▶ [Work to do]
Give back every line exactly as it appears, pictures excluded.

▶ [Data for processing]
— BEGIN —

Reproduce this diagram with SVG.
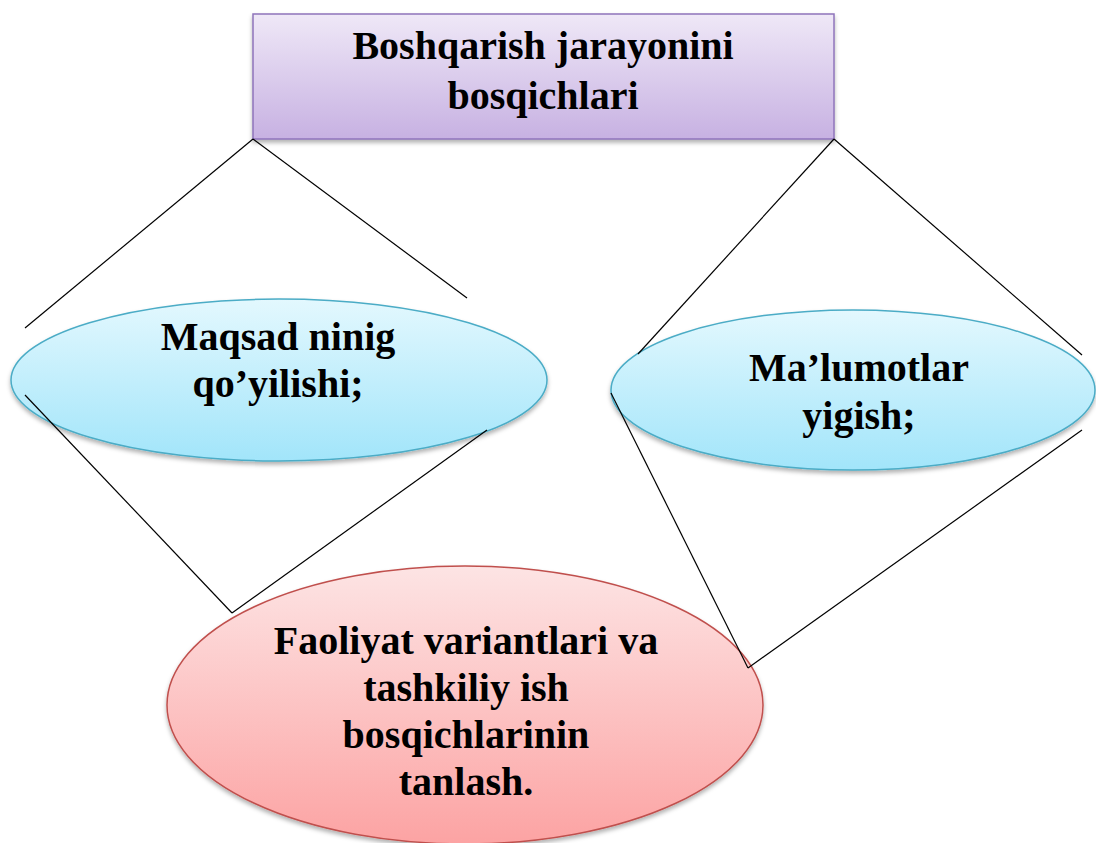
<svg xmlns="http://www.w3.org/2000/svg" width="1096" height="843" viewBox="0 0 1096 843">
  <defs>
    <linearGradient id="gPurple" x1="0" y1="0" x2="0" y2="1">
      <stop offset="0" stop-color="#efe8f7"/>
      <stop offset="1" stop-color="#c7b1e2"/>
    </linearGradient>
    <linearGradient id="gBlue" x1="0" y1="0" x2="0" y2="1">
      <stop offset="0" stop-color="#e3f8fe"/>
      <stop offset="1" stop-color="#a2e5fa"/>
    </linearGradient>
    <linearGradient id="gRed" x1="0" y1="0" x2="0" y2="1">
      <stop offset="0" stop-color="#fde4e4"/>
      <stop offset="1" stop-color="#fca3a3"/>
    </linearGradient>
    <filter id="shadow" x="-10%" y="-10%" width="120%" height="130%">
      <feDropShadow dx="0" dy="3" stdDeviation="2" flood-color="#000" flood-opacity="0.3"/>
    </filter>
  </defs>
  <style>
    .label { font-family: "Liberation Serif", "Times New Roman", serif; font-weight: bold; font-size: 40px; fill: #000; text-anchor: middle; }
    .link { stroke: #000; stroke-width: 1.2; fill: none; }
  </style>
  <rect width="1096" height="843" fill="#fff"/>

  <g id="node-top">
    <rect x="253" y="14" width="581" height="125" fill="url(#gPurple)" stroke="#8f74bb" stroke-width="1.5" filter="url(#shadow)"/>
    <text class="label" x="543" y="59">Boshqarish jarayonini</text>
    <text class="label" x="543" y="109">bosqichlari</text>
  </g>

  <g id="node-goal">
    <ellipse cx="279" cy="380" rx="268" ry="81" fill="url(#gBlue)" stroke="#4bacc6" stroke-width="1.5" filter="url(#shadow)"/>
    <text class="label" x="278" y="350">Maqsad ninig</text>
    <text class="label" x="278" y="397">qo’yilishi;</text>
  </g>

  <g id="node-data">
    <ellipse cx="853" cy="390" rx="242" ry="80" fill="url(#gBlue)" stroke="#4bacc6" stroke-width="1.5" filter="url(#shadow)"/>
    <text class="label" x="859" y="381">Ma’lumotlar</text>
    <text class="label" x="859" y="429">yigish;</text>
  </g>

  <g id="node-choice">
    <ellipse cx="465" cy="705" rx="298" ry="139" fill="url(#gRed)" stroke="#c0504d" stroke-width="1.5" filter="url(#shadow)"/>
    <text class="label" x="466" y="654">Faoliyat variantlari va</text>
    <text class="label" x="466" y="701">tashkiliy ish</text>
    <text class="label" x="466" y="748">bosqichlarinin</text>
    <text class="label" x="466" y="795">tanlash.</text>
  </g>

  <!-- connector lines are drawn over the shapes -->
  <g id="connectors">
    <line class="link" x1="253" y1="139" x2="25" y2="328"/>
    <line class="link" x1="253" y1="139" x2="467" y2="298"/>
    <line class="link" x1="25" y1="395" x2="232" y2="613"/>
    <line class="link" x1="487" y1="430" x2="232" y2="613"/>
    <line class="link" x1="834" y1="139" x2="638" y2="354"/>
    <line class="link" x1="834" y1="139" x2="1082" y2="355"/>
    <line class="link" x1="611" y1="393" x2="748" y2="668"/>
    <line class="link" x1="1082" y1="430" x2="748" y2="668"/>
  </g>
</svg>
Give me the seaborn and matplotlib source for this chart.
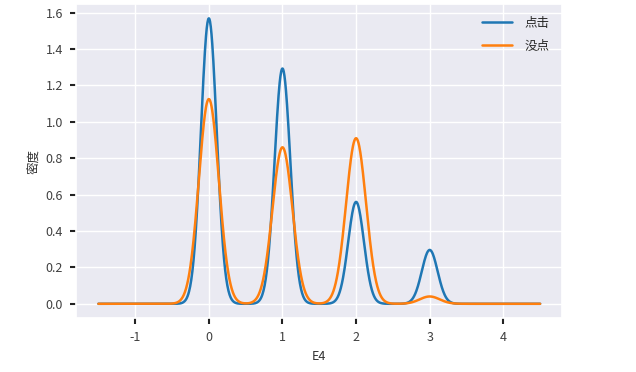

— END —

▶ [Expected answer]
Reproduce this diagram with SVG.
<svg xmlns="http://www.w3.org/2000/svg" width="1096" height="843" viewBox="0 0 1096 843">
  <defs>
    <linearGradient id="gPurple" x1="0" y1="0" x2="0" y2="1">
      <stop offset="0" stop-color="#efe8f7"/>
      <stop offset="1" stop-color="#c7b1e2"/>
    </linearGradient>
    <linearGradient id="gBlue" x1="0" y1="0" x2="0" y2="1">
      <stop offset="0" stop-color="#e3f8fe"/>
      <stop offset="1" stop-color="#a2e5fa"/>
    </linearGradient>
    <linearGradient id="gRed" x1="0" y1="0" x2="0" y2="1">
      <stop offset="0" stop-color="#fde4e4"/>
      <stop offset="1" stop-color="#fca3a3"/>
    </linearGradient>
    <filter id="shadow" x="-10%" y="-10%" width="120%" height="130%">
      <feDropShadow dx="0" dy="3" stdDeviation="2" flood-color="#000" flood-opacity="0.3"/>
    </filter>
  </defs>
  <style>
    .label { font-family: "Liberation Serif", "Times New Roman", serif; font-weight: bold; font-size: 40px; fill: #000; text-anchor: middle; }
    .link { stroke: #000; stroke-width: 1.2; fill: none; }
  </style>
  <rect width="1096" height="843" fill="#fff"/>

  <g id="node-top">
    <rect x="253" y="14" width="581" height="125" fill="url(#gPurple)" stroke="#8f74bb" stroke-width="1.5" filter="url(#shadow)"/>
    <text class="label" x="543" y="59">Boshqarish jarayonini</text>
    <text class="label" x="543" y="109">bosqichlari</text>
  </g>

  <g id="node-goal">
    <ellipse cx="279" cy="380" rx="268" ry="81" fill="url(#gBlue)" stroke="#4bacc6" stroke-width="1.5" filter="url(#shadow)"/>
    <text class="label" x="278" y="350">Maqsad ninig</text>
    <text class="label" x="278" y="397">qo’yilishi;</text>
  </g>

  <g id="node-data">
    <ellipse cx="853" cy="390" rx="242" ry="80" fill="url(#gBlue)" stroke="#4bacc6" stroke-width="1.5" filter="url(#shadow)"/>
    <text class="label" x="859" y="381">Ma’lumotlar</text>
    <text class="label" x="859" y="429">yigish;</text>
  </g>

  <g id="node-choice">
    <ellipse cx="465" cy="705" rx="298" ry="139" fill="url(#gRed)" stroke="#c0504d" stroke-width="1.5" filter="url(#shadow)"/>
    <text class="label" x="466" y="654">Faoliyat variantlari va</text>
    <text class="label" x="466" y="701">tashkiliy ish</text>
    <text class="label" x="466" y="748">bosqichlarinin</text>
    <text class="label" x="466" y="795">tanlash.</text>
  </g>

  <!-- connector lines are drawn over the shapes -->
  <g id="connectors">
    <line class="link" x1="253" y1="139" x2="25" y2="328"/>
    <line class="link" x1="253" y1="139" x2="467" y2="298"/>
    <line class="link" x1="25" y1="395" x2="232" y2="613"/>
    <line class="link" x1="487" y1="430" x2="232" y2="613"/>
    <line class="link" x1="834" y1="139" x2="638" y2="354"/>
    <line class="link" x1="834" y1="139" x2="1082" y2="355"/>
    <line class="link" x1="611" y1="393" x2="748" y2="668"/>
    <line class="link" x1="1082" y1="430" x2="748" y2="668"/>
  </g>
</svg>
Give me the seaborn and matplotlib source for this chart.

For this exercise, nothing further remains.